Task statement:
Reproduce the data exactly and drop any pictures it holds.

┌────────

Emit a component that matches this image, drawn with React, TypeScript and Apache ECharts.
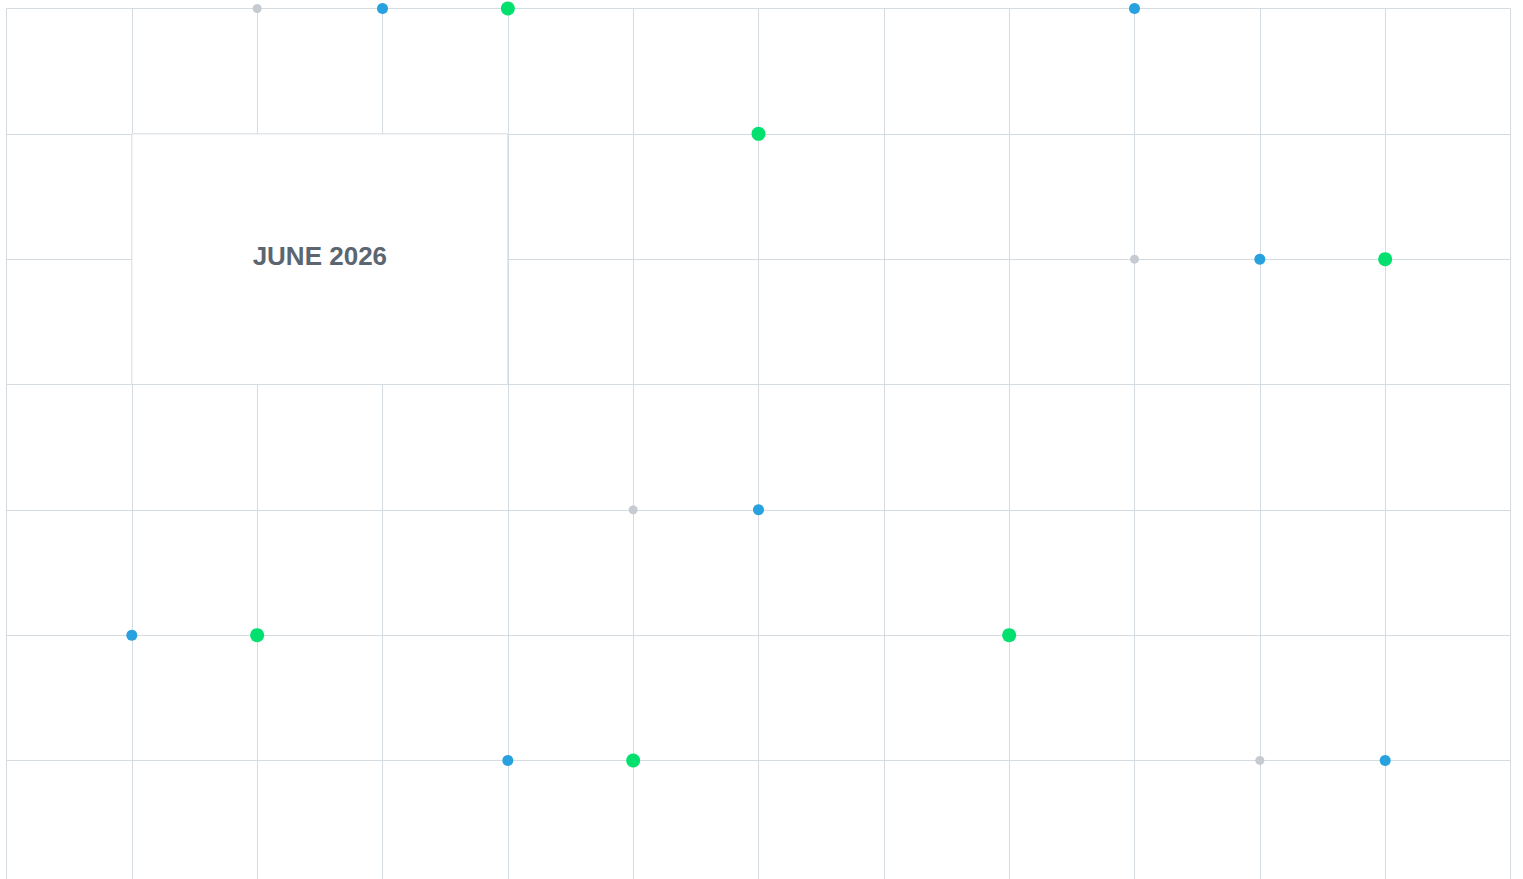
import React, { useEffect, useRef } from "react";
import * as echarts from "echarts";

// Column / row indices of the grid (x: 0..12, y: 0..7 from the top)
const xTicks = [0, 1, 2, 3, 4, 5, 6, 7, 8, 9, 10, 11, 12];
const yTicks = [0, 1, 2, 3, 4, 5, 6, 7];

const grayPoints: [number, number][] = [
  [2, 0],
  [9, 2],
  [5, 4],
  [10, 6],
];
const bluePoints: [number, number][] = [
  [3, 0],
  [9, 0],
  [10, 2],
  [6, 4],
  [1, 5],
  [4, 6],
  [11, 6],
];
const greenPoints: [number, number][] = [
  [4, 0],
  [6, 1],
  [11, 2],
  [2, 5],
  [8, 5],
  [5, 6],
];

const monthLabel = "JUNE 2026";
const monthBox: [[number, number], [number, number]] = [
  [1, 1],
  [4, 3],
];

const GRID_COLOR = "#d5dce1";

export default function App() {
  const ref = useRef<HTMLDivElement>(null);

  useEffect(() => {
    if (!ref.current) return;
    const chart = echarts.init(ref.current, undefined, { renderer: "svg" });
    const axisCommon = {
      type: "value" as const,
      interval: 1,
      axisLabel: { show: false },
      axisTick: { show: false },
      axisLine: { show: false },
      splitLine: { show: true, lineStyle: { color: GRID_COLOR, width: 1 } },
    };
    chart.setOption({
      animation: false,
      grid: { left: 6.5, top: 8.5, width: 1504, height: 877.3 },
      xAxis: { ...axisCommon, min: xTicks[0], max: xTicks[xTicks.length - 1] },
      yAxis: {
        ...axisCommon,
        inverse: true,
        min: yTicks[0],
        max: yTicks[yTicks.length - 1],
      },
      series: [
        {
          type: "scatter",
          name: "gray",
          data: grayPoints,
          symbolSize: 9,
          itemStyle: { color: "#c5cbd1", opacity: 1 },
          z: 3,
          markArea: {
            silent: true,
            itemStyle: {
              color: "#ffffff",
              opacity: 1,
              borderColor: GRID_COLOR,
              borderWidth: 1,
            },
            label: {
              show: true,
              position: "inside",
              offset: [0, -3],
              formatter: monthLabel,
              fontFamily: "Liberation Sans, Arial, sans-serif",
              fontWeight: "bold",
              fontSize: 26,
              color: "#5b6670",
            },
            data: [
              [
                { coord: monthBox[0] },
                { coord: monthBox[1] },
              ],
            ],
          },
        },
        {
          type: "scatter",
          name: "blue",
          data: bluePoints,
          symbolSize: 11,
          itemStyle: { color: "#27a2df", opacity: 1 },
          z: 4,
        },
        {
          type: "scatter",
          name: "green",
          data: greenPoints,
          symbolSize: 14,
          itemStyle: { color: "#03e06e", opacity: 1 },
          z: 5,
        },
      ],
    });
    return () => chart.dispose();
  }, []);

  return (
    <div
      style={{
        position: "absolute",
        left: 0,
        top: 0,
        width: 1523,
        height: 879,
        overflow: "hidden",
        background: "#ffffff",
      }}
    >
      <div ref={ref} style={{ width: 1523, height: 900 }} />
    </div>
  );
}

└────────

Complete response:
Emit a component that matches this image, drawn with React, TypeScript and Apache ECharts.
import React, { useEffect, useRef } from "react";
import * as echarts from "echarts";

// Column / row indices of the grid (x: 0..12, y: 0..7 from the top)
const xTicks = [0, 1, 2, 3, 4, 5, 6, 7, 8, 9, 10, 11, 12];
const yTicks = [0, 1, 2, 3, 4, 5, 6, 7];

const grayPoints: [number, number][] = [
  [2, 0],
  [9, 2],
  [5, 4],
  [10, 6],
];
const bluePoints: [number, number][] = [
  [3, 0],
  [9, 0],
  [10, 2],
  [6, 4],
  [1, 5],
  [4, 6],
  [11, 6],
];
const greenPoints: [number, number][] = [
  [4, 0],
  [6, 1],
  [11, 2],
  [2, 5],
  [8, 5],
  [5, 6],
];

const monthLabel = "JUNE 2026";
const monthBox: [[number, number], [number, number]] = [
  [1, 1],
  [4, 3],
];

const GRID_COLOR = "#d5dce1";

export default function App() {
  const ref = useRef<HTMLDivElement>(null);

  useEffect(() => {
    if (!ref.current) return;
    const chart = echarts.init(ref.current, undefined, { renderer: "svg" });
    const axisCommon = {
      type: "value" as const,
      interval: 1,
      axisLabel: { show: false },
      axisTick: { show: false },
      axisLine: { show: false },
      splitLine: { show: true, lineStyle: { color: GRID_COLOR, width: 1 } },
    };
    chart.setOption({
      animation: false,
      grid: { left: 6.5, top: 8.5, width: 1504, height: 877.3 },
      xAxis: { ...axisCommon, min: xTicks[0], max: xTicks[xTicks.length - 1] },
      yAxis: {
        ...axisCommon,
        inverse: true,
        min: yTicks[0],
        max: yTicks[yTicks.length - 1],
      },
      series: [
        {
          type: "scatter",
          name: "gray",
          data: grayPoints,
          symbolSize: 9,
          itemStyle: { color: "#c5cbd1", opacity: 1 },
          z: 3,
          markArea: {
            silent: true,
            itemStyle: {
              color: "#ffffff",
              opacity: 1,
              borderColor: GRID_COLOR,
              borderWidth: 1,
            },
            label: {
              show: true,
              position: "inside",
              offset: [0, -3],
              formatter: monthLabel,
              fontFamily: "Liberation Sans, Arial, sans-serif",
              fontWeight: "bold",
              fontSize: 26,
              color: "#5b6670",
            },
            data: [
              [
                { coord: monthBox[0] },
                { coord: monthBox[1] },
              ],
            ],
          },
        },
        {
          type: "scatter",
          name: "blue",
          data: bluePoints,
          symbolSize: 11,
          itemStyle: { color: "#27a2df", opacity: 1 },
          z: 4,
        },
        {
          type: "scatter",
          name: "green",
          data: greenPoints,
          symbolSize: 14,
          itemStyle: { color: "#03e06e", opacity: 1 },
          z: 5,
        },
      ],
    });
    return () => chart.dispose();
  }, []);

  return (
    <div
      style={{
        position: "absolute",
        left: 0,
        top: 0,
        width: 1523,
        height: 879,
        overflow: "hidden",
        background: "#ffffff",
      }}
    >
      <div ref={ref} style={{ width: 1523, height: 900 }} />
    </div>
  );
}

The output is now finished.